С юных лет и на всю жизнь у Ремизова осталась страсть к музыке, рисованию и театру. Результатом сильной близорукости, не замеченной взрослыми до 14 лет, когда Ремизов впервые надел очки, были несколько далеко идущих последствий. Близорукость помешала Алексею, обладавшему абсолютным слухом, научиться играть на фортепьяно и «правильно» рисовать (он был изгнан за «карикатуры» с занятий в воскресных классах Училища живописи, ваяния и зодчества), а также способствовала развитию сильной сутулости, к старости сделавшей его горбатым. В то же время близорукость — видение мира (пользуясь выражением писателя) «подстриженными глазами» — усилила природную фантазию Ремизова, породила его рисунки «испредметных» — необычайных существ, которые возникали из цветовых пятен, пронизанных взвихренными линиями-лучами. Что касается театра, то Ремизову была присуща и любовь к нему как таковому, и постоянное стремление ввести элемент лицедейства в свою жизнь. Ремизовская «игра» — сложный, до конца еще не изученный социокультурный феномен. Она оборачивалась (зачастую одновременно) и нарочито алогичным, «грубым» мальчишеским озорством; и формой самозащиты от враждебного мира; и столь характерным для эпохи Серебряного века жизнетворчеством; и восходящим корнями к культуре Древней Руси «юродством»[7], в котором элемент театральности был связан с обличением и осмеянием неправедного «мира сего».

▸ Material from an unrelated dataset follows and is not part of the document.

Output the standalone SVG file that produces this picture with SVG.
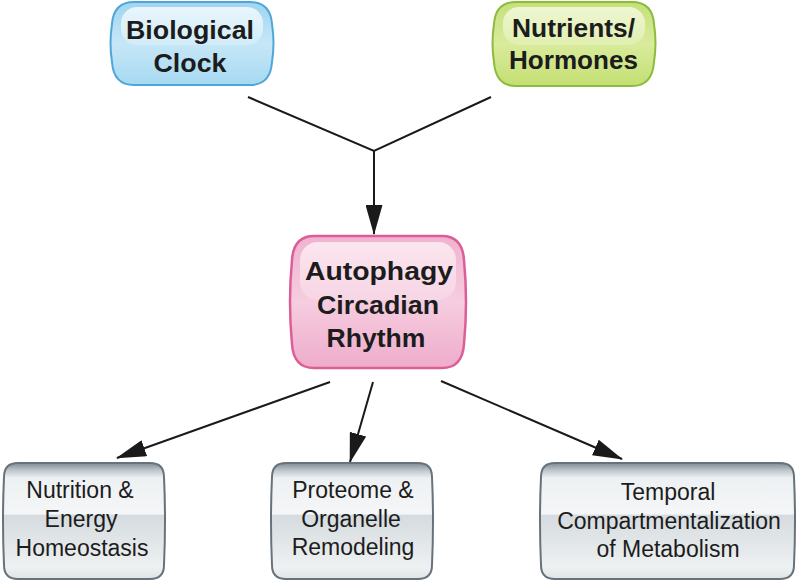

Отец Ремизова умер в 1883 году. А годом позже Алексей вместе с Виктором поступил в 4-ю московскую классическую гимназию. Вскоре из-за слабого здоровья Виктора обоих братьев «заодно» перевели в Александровское коммерческое училище, одним из основателей и попечителей которого был Н. А. Найденов. В училище основное внимание уделялось математическим и экономическим дисциплинам. Классические языки (латинский и греческий) были исключены из преподавания. Последнее создавало для выпускников препятствие для поступления действительными студентами в университет, куда они могли быть приняты только как вольнослушатели. В 1895 году Алексей закончил училище с отличными оценками по Закону Божию, законоведению, статистике, коммерческой географии и чистописанию. Всю жизнь он был убежден, что по другим предметам его оценки были несправедливо занижены по желанию Н. А. Найденова — влиятельного члена попечительского совета училища. По воле опекунов Ремизову предназначалось занять место бухгалтера в найденовском банке. Но он настоял на своем — поступил вольнослушателем на естественное отделение математического факультета Московского университета, а также стал посещать лекции на историко-филологическом и юридическом факультетах, Тогда же Ремизов вошел в среду студенческих революционных кружков. Позднее писатель вспоминал: «Меня тронула беда и я не знал как ответить. А потом из книжных разговоров узнал, как все можно поправить. <…> Сначала мне казалось, что все можно поправить низложением правящих царя и министров, и был готов на правое дело, но такое чувство было недолго. Я поверил в марксизм и меня толкнуло на Бельтова-Плеханова»[8]. После первого курса, летом 1896 года он совершил заграничное путешествие по Швейцарии, Германии и Австрии, откуда привез сундук с двойным дном, наполненным нелегальной литературой социал-демократической направленности.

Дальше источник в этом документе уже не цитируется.